Clearly the roots of $tan(x)-x$ are given by the intersections of $y = x$ and $y = tan (x)$. So the first 3 roots are around $3 \pi/2$, $5\pi /2$, and $7 \pi/2$.
Here is my iteration scheme so far with $x_0 = 3 \pi/2$:
$$x_{n+1} = x_n – \frac{f(x_n)}{f'(x_n)} = x_n – \frac{x_n- tan(x_n)}{1- \frac{1}{cos^2(x_n)}}$$
Here's the code:
for i=1:n_itn
x(i)=x(i)-((x(i)-tan(x(i)))/(1-(1/cos(x(i)))^2))
end
But my code doesn't seem to work, I keep getting $4.7123889 (=x_0)$. There is also the following error:
Attempted to access x(2); index out of bounds because numel(x)=1.
So, what is wrong with my code, and what would be the correct iteration formula?
Any help is greatly appreciated.
P.S. I have tried $x(i+1)=…$ in the code, but all the outputs are still equal to the initial value of $x_0$.
Best Answer
Beside what has been said in comments, you selected as starting point $x_0=\frac{3\pi}2$ where the function is not defined.
Let us suppose that you start using $x_0=4.7$; the successive iterations will then be $$x_1=4.688331848$$ $$x_2=4.666984472$$ $$x_3=4.631183287$$ $$x_4=4.580473096$$ $$x_5=4.528429052$$ and so on for a solution which is close to $4.49341$. The process will converge but quite slowly.
The function is poorly conditionned because of the $\tan(x)$ term.
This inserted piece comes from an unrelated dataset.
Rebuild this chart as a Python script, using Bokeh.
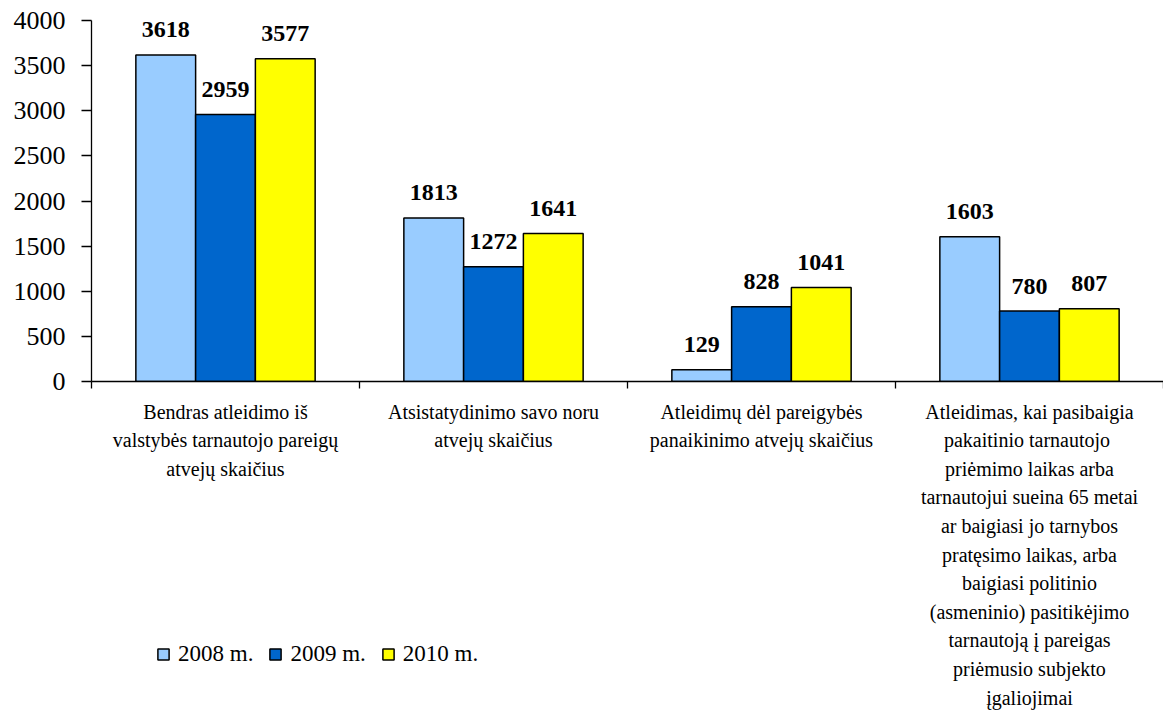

Consider instead solving $$g(x)=x \cos(x)-\sin(x)$$ and do the same. The iterates will be $$x_1=4.499623657$$ $$x_2=4.493417956$$ $$x_3=4.493409458$$ which is the solution for ten significant figures.
Using this transform, the problem does not show any more discontinuities and solves much faster.